For those who don’t know, the Artist’s Way is a course developed by creative Julia Cameron to restore your creativity. My goal with this course is to feel more comfortable being creative and find my creative voice.
Here are some of the major themes that stood out to me from the week 5 readings:
- Seeing our creativity as impossible. I definitely struggle with this. Part of the Artist’s Way course does have a spiritual element, and this week, Cameron put seeing our creativity as “crazy or impossible” in the context of believing in a “higher power” and not being able to do so because we have a limited belief in what we can do as humans. Cameron claims that in reality, spiritual beliefs gives as an “unlimited bank account” of creativity. I had a lot of trouble with the spiritual bit in the Artist’s Way the first time around and it made me uncomfortable because I used to identify solidly as an atheist, but since exploring witchcraft, my ideas about a higher power have definitely altered somewhat, and I can more easily fit myself into ideas about spirituality, which I think is making this course more valuable for me.
- Staying stuck creatively. Another major theme this week was exploring our creative blocks and the payoff for staying stuck. Cameron talked a lot about how many creatives choose being nice and pleasing others over our own creative desires. I definitely fall victim to this, so I really saw myself in this reading. Not creating is safer for our relationships, and we see depriving ourselves of creativity as a virtue.
- Importance of acknowledging and indulging in forbidden joys. One of the ways we’re mean to ourselves and stay blocked as creatives is by saying no to desires that, if indulged in, would fuel our creativity and fill our creative well. A lot of creatives, and people in general, see our desires as too crazy or selfish, but ignoring our desires is just one of the many ways we are mean to ourselves and stifle our creativity.
- How many days this week did you fo your morning pages?
I did the morning pages all but two days since starting week 5. I’m finding I’m actually liking them less as I go on, and have less to say. I go through phases where I have a lot to say, then a week or two where I only write one page instead of 3.
2. Did you do your Artist Date this week? Have you had the experience of hearing answers during your leisure time? What did you do for your date? How did it feel? Have you taken an artist date yet that felt really adventurous?
I did not officially do an artist date this week. I think I have had the experience of “hearing answers” during my leisure time though. While organizing materials for my book of shadows, I thought of a small business idea to sell handwritten and hand drawn grimoires that I’m really excited about trying. I have definitely not taken an artist date that felt adventurous, or that would feel adventurous to most people. Honestly, just leaving my apartment for some of these dates has felt adventurous for me because of my anxiety about leaving the house.

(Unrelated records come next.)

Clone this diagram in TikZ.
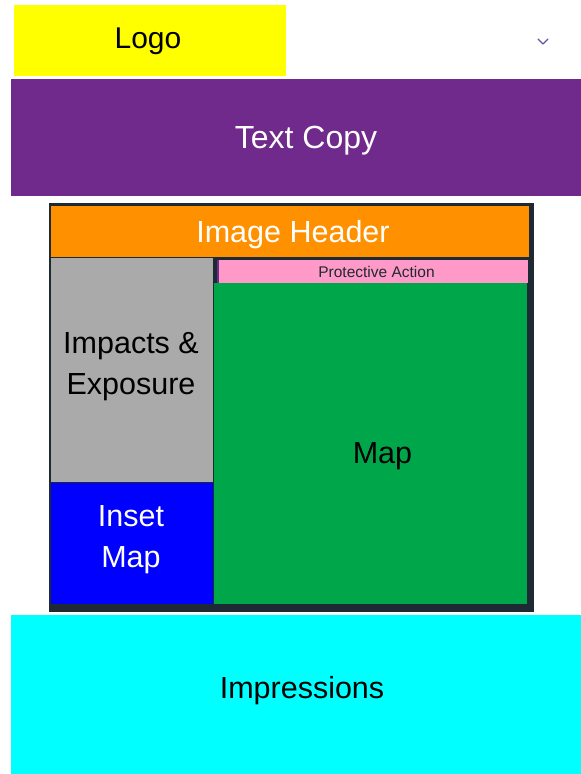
\documentclass[tikz,border=0pt]{standalone}
\usepackage{fontspec}
\setmainfont{Liberation Sans}
\usetikzlibrary{positioning}

\definecolor{logoyellow}{HTML}{FFFF00}
\definecolor{copypurple}{HTML}{6F2A8C}
\definecolor{framedark}{HTML}{1E2A33}
\definecolor{headorange}{HTML}{FF9100}
\definecolor{impactgray}{HTML}{AAAAAA}
\definecolor{actionpink}{HTML}{FF99C8}
\definecolor{mapgreen}{HTML}{00A64A}
\definecolor{insetblue}{HTML}{0000FF}
\definecolor{impcyan}{HTML}{00FFFF}

\begin{document}
\begin{tikzpicture}[x=1pt, y=-1pt,
    block/.style={inner sep=0pt, outer sep=0pt, anchor=north west},
    lbl/.style={inner sep=0pt, align=center, font=\fontsize{30.5}{41}\selectfont}]
    \useasboundingbox[fill=white] (0,0) rectangle (581,774);

    % Kopfzeile
    \node[block, fill=logoyellow, minimum width=272, minimum height=71] (logo) at (14,5) {};
    \node[lbl, font=\fontsize{30}{34}\selectfont] (logotext) at ([xshift=-2,yshift=-1]logo.center) {Logo};
    \draw[gray!70!blue, line width=1.3, line cap=round, line join=round] (538,39) -- (543,44) -- (548,39);
    \node[block, fill=copypurple, minimum width=570, minimum height=117] (copy) at (11,79) {};
    \node[lbl, text=white, font=\fontsize{32}{41}\selectfont] (copytext) at ([xshift=10,yshift=-3]copy.center) {Text Copy};

    % Bildrahmen
    \node[block, fill=framedark, minimum width=485, minimum height=409] (frame) at (49,203) {};
    \node[block, fill=headorange, minimum width=478, minimum height=51] (header) at (51,206) {};
    \node[lbl, text=white] (headertext) at ([xshift=3,yshift=-3]header.center) {Image Header};
    \node[block, fill=impactgray, minimum width=162, minimum height=224] (impacts) at (51,258) {};
    \node[lbl] (impactstext) at ([xshift=-1,yshift=3]impacts.center) {Impacts \&\\Exposure};
    \node[block, fill=insetblue, minimum width=162, minimum height=121] (inset) at (51,483) {};
    \node[lbl, text=white] (insettext) at ([xshift=-1,yshift=4]inset.center) {Inset\\Map};
    \node[block, fill=copypurple, minimum width=2, minimum height=23] (edge) at (217,260) {};
    \node[block, fill=actionpink, minimum width=309, minimum height=23] (action) at (219,260) {};
    \node[lbl, text=framedark, font=\fontsize{15.5}{18}\selectfont] (actiontext) at ([xshift=3]action.center) {Protective Action};
    \node[block, fill=mapgreen, minimum width=313, minimum height=321] (map) at (214,283) {};
    \node[lbl] (maptext) at ([xshift=12,yshift=-13]map.center) {Map};

    % Fußzeile
    \node[block, fill=impcyan, minimum width=570, minimum height=159] (impressions) at (11,615) {};
    \node[lbl] (impressionstext) at ([xshift=6,yshift=4]impressions.center) {Impressions};
\end{tikzpicture}
\end{document}
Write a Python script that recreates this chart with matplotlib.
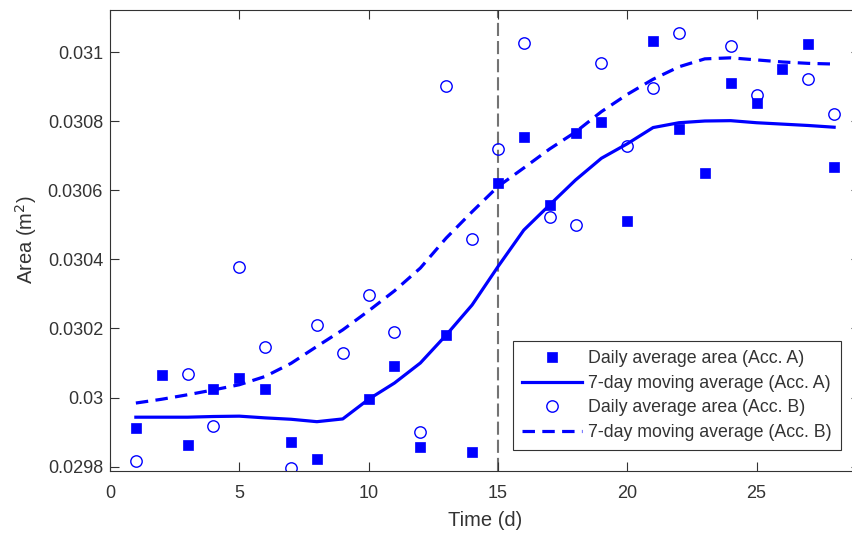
import numpy as np
import matplotlib
matplotlib.use("Agg")
import matplotlib.pyplot as plt

plt.rcParams['font.family'] = ['Liberation Sans', 'DejaVu Sans']

# days 1..28
days = np.arange(1, 29)

# daily average area, accelerometer A (day 9 missing)
area_a = [0.029913, 0.030064, 0.029861, 0.030024, 0.030057, 0.030025, 0.029871,
          0.029822, np.nan, 0.029995, 0.030090, 0.029857, 0.030181, 0.029843,
          0.030621, 0.030754, 0.030558, 0.030767, 0.030797, 0.030512, 0.031034,
          0.030778, 0.030651, 0.030910, 0.030854, 0.030952, 0.031023, 0.030669]

# 7-day moving average, A
mavg_a = [0.029943, 0.029943, 0.029943, 0.029945, 0.029946, 0.029941, 0.029937,
          0.029930, 0.029938, 0.029995, 0.030042, 0.030100, 0.030181, 0.030268,
          0.030379, 0.030485, 0.030558, 0.030630, 0.030693, 0.030735, 0.030782,
          0.030796, 0.030801, 0.030802, 0.030796, 0.030792, 0.030788, 0.030783]

# daily average area, accelerometer B (days 2, 23, 26 missing)
area_b = [0.029817, np.nan, 0.030068, 0.029918, 0.030379, 0.030146, 0.029795,
          0.030210, 0.030129, 0.030297, 0.030190, 0.029900, 0.030901, 0.030460,
          0.030720, 0.031026, 0.030524, 0.030499, 0.030970, 0.030729, 0.030896,
          0.031057, np.nan, 0.031018, 0.030877, np.nan, 0.030922, 0.030821]

# 7-day moving average, B
mavg_b = [0.029984, 0.029995, 0.030008, 0.030022, 0.030037, 0.030061, 0.030099,
          0.030148, 0.030196, 0.030251, 0.030309, 0.030375, 0.030462, 0.030538,
          0.030611, 0.030665, 0.030720, 0.030769, 0.030828, 0.030878, 0.030922,
          0.030958, 0.030981, 0.030984, 0.030978, 0.030972, 0.030968, 0.030966]

event_day = 15
yticks = [0.0298, 0.0300, 0.0302, 0.0304, 0.0306, 0.0308, 0.0310]
xticks = [0, 5, 10, 15, 20, 25]

W, H = 852, 533
fig = plt.figure(figsize=(W / 100, H / 100), dpi=100)
# axes runs a little past the right edge of the picture, like the original crop
ax = fig.add_axes([110 / W, (H - 470.7) / H, 750 / W, 461.2 / H])

blue = (0, 0, 1)
txt = (0.2, 0.2, 0.2)

ax.axvline(event_day, color=(0.45, 0.45, 0.45), lw=1.5, linestyle=(0, (6.3, 2.4)), zorder=1)

ax.plot(days, area_a, linestyle='none', marker='s', markersize=6.8, color=blue,
        markeredgewidth=0.5, label='Daily average area (Acc. A)')
ax.plot(days, mavg_a, '-', color=blue, lw=2.3, label='7-day moving average (Acc. A)')
ax.plot(days, area_b, linestyle='none', marker='o', markersize=8.2, color=blue,
        markerfacecolor='none', markeredgewidth=1.0, label='Daily average area (Acc. B)')
ax.plot(days, mavg_b, color=blue, lw=2.3, linestyle=(0, (3.9, 2.3)),
        label='7-day moving average (Acc. B)')

ax.set_xlim(0, 29)
ax.set_ylim(0.029788, 0.031124)
ax.set_xticks(xticks)
ax.set_yticks(yticks)
ax.set_yticklabels([f'{v:g}' for v in yticks])

ax.tick_params(direction='in', length=6.5, width=0.8, colors=txt, labelsize=13,
               top=True, right=True, pad=5)
ax.tick_params(axis='x', pad=10.5)
for s in ax.spines.values():
    s.set_color(txt)
    s.set_linewidth(0.8)

ax.set_xlabel('Time (d)', fontsize=14.5, color=txt, labelpad=6.5)
ax.set_ylabel('Area (m$^2$)', fontsize=14.5, color=txt, labelpad=6)

leg = ax.legend(loc='lower right', bbox_to_anchor=(0.9743, 0.0449), borderaxespad=0,
                fontsize=12.8, handlelength=3.4, handletextpad=0.35, labelspacing=0.43,
                borderpad=0.5, fancybox=False, framealpha=1, edgecolor=txt)
leg.get_frame().set_linewidth(0.8)
for t in leg.get_texts():
    t.set_color(txt)

fig.savefig('out.png', dpi=100)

3. Did you experience any synchronicity this week? What was it?
I don’t think I experienced any synchronicity this week.
4. Were there any other issues this week that you consider significant to your recovery? Describe them.
This week I really started thinking of more ideas and ways I want to experiment with creativity other than writing. I’ve realized through this course that I want to open myself up to creative passions other than writing because I don’t think I actually want to write at the moment. I also started realizing I might need a break from reading, or to find ways to put less pressure to read all the time. Reading is definitely my favorite “creative block,” even though it also fuels my creativity, but I’ve realized I don’t enjoy it as much as I used to and I’ve been exploring in my morning pages why that might be and steps I could take to make reading more enjoyable again and have it be a way to fill the creative well rather than block it.